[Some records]
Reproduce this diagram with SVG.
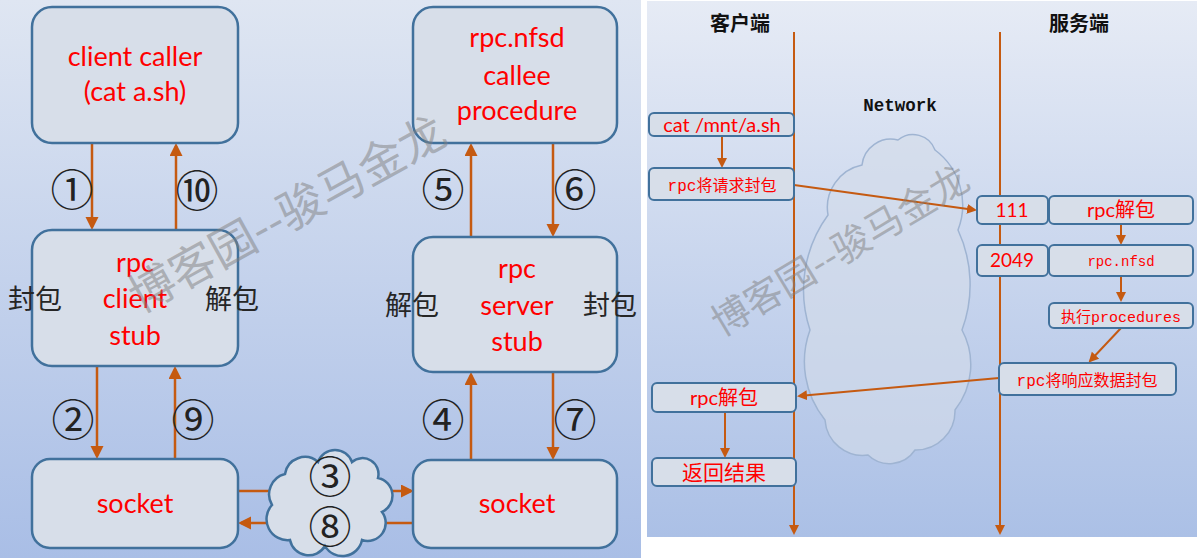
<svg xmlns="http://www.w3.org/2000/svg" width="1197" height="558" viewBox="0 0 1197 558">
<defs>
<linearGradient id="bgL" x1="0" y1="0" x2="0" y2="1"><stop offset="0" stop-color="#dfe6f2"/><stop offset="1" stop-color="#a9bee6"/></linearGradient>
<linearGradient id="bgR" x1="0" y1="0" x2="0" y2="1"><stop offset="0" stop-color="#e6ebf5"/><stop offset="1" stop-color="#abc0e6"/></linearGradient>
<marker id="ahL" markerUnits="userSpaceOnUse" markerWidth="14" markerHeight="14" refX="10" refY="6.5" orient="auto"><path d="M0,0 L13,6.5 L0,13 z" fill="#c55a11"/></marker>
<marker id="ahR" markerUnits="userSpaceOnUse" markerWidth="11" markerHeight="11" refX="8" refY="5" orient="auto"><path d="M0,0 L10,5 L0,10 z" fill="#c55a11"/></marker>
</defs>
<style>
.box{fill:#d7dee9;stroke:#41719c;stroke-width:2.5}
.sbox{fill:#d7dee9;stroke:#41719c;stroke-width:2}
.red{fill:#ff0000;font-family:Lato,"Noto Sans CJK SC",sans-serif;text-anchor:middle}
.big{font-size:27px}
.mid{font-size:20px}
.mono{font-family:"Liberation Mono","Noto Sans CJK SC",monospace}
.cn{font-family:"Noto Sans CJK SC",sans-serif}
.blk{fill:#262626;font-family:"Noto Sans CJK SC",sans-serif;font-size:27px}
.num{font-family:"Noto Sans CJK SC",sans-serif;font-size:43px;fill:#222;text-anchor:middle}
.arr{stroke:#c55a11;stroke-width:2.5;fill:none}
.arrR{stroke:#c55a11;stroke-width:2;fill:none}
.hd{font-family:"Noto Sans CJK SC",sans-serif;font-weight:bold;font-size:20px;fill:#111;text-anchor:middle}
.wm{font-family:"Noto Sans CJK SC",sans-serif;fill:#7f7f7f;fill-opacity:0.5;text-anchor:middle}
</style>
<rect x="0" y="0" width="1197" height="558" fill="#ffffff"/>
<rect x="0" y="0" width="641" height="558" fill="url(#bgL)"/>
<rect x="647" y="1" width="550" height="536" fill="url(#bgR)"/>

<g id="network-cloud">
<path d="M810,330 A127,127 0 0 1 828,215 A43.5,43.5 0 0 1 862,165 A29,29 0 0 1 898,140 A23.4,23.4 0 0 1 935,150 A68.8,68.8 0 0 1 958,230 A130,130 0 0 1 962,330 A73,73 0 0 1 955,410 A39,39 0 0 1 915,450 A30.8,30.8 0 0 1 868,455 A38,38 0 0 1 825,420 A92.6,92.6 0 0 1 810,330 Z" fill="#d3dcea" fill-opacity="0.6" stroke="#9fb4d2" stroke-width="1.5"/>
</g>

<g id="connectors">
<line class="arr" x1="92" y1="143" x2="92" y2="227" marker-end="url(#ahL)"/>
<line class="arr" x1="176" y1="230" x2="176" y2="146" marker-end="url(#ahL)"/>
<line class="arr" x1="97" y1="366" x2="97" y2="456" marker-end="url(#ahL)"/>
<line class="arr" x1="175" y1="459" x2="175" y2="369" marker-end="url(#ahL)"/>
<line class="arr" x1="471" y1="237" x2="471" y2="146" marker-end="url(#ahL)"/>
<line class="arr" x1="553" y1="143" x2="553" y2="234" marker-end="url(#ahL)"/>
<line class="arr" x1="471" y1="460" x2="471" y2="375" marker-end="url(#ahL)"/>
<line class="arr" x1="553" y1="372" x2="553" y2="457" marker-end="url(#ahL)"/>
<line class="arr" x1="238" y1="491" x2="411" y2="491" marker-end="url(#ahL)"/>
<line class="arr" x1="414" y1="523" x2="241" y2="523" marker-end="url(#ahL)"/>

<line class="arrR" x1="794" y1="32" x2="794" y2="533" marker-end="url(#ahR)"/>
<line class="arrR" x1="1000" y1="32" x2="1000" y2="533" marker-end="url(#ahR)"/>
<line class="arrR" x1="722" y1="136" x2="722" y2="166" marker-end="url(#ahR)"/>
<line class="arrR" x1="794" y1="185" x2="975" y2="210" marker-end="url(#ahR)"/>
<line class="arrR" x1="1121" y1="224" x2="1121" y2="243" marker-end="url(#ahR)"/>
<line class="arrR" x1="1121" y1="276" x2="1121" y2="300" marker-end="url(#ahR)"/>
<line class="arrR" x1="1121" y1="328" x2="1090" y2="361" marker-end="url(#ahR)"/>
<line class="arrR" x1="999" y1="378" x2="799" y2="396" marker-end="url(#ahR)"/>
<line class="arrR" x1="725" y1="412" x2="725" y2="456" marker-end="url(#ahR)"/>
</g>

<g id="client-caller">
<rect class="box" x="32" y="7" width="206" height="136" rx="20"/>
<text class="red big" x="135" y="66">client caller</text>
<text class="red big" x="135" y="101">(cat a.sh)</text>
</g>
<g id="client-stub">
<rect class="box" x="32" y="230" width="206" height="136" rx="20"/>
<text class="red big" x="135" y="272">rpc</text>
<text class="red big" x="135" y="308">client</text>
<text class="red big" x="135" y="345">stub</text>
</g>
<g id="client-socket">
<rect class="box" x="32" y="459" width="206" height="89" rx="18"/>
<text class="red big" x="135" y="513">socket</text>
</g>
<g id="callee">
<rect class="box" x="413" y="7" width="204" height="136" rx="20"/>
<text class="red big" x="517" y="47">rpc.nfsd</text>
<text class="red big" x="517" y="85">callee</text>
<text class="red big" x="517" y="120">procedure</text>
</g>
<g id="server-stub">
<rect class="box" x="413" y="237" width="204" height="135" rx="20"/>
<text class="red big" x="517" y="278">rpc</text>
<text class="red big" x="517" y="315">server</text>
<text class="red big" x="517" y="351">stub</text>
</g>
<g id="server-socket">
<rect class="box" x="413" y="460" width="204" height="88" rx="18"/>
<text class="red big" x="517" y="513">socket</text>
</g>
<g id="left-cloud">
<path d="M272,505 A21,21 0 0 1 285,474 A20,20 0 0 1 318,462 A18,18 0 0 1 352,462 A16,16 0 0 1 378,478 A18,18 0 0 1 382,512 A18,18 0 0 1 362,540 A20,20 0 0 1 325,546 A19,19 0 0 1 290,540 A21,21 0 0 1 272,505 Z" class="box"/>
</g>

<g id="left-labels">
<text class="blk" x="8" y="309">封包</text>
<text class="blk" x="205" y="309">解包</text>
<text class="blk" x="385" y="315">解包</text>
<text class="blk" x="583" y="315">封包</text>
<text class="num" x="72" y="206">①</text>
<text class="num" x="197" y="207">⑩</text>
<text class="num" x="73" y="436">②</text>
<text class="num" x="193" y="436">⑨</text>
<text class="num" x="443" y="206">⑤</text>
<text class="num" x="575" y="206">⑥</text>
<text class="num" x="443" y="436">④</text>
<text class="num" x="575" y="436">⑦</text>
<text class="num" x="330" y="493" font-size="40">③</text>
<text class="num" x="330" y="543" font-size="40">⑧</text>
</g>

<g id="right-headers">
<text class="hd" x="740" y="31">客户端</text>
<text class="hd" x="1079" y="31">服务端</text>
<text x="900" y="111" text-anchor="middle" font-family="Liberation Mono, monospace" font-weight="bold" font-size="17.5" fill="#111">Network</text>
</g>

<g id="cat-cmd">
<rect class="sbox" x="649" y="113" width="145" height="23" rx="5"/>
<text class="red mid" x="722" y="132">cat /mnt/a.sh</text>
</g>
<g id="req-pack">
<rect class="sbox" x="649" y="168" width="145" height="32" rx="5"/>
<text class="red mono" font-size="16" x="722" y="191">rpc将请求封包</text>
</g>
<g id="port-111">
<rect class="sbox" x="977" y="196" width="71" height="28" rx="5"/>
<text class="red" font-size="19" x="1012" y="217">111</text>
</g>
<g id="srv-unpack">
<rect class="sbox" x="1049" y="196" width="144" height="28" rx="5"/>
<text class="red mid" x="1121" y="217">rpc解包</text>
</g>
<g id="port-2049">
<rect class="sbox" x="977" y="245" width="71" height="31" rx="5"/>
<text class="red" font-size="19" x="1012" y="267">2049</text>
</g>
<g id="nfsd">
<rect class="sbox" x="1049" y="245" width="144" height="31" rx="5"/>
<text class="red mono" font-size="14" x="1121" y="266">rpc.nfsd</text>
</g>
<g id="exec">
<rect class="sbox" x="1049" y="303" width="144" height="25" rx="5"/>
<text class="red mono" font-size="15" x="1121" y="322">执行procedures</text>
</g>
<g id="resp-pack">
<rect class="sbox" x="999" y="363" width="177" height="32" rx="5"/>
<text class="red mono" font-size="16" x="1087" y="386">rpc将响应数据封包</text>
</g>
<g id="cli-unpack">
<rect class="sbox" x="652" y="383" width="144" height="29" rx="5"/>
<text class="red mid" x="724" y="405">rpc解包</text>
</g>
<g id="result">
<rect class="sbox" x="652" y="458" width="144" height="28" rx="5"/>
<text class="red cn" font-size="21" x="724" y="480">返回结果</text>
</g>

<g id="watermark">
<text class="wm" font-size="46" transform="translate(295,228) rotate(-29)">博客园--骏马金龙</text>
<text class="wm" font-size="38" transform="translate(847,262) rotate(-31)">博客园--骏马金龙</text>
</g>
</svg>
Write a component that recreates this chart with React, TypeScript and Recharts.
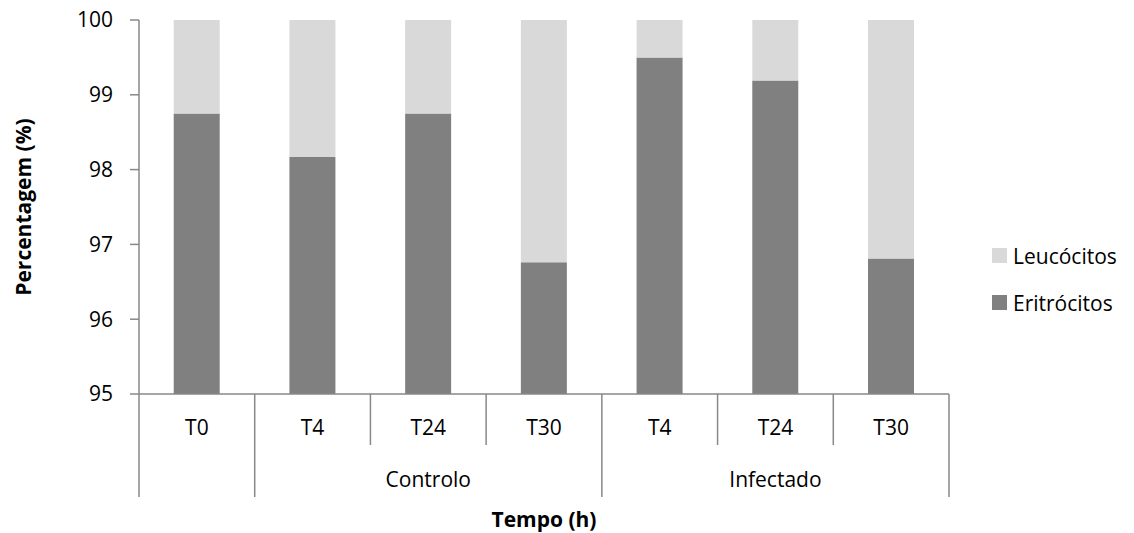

(Task directions):
Which lines hold the word "this"? Show each one.

(Response):
Reproduce this diagram with SVG.
Write a component that recreates this chart with React, TypeScript and Recharts.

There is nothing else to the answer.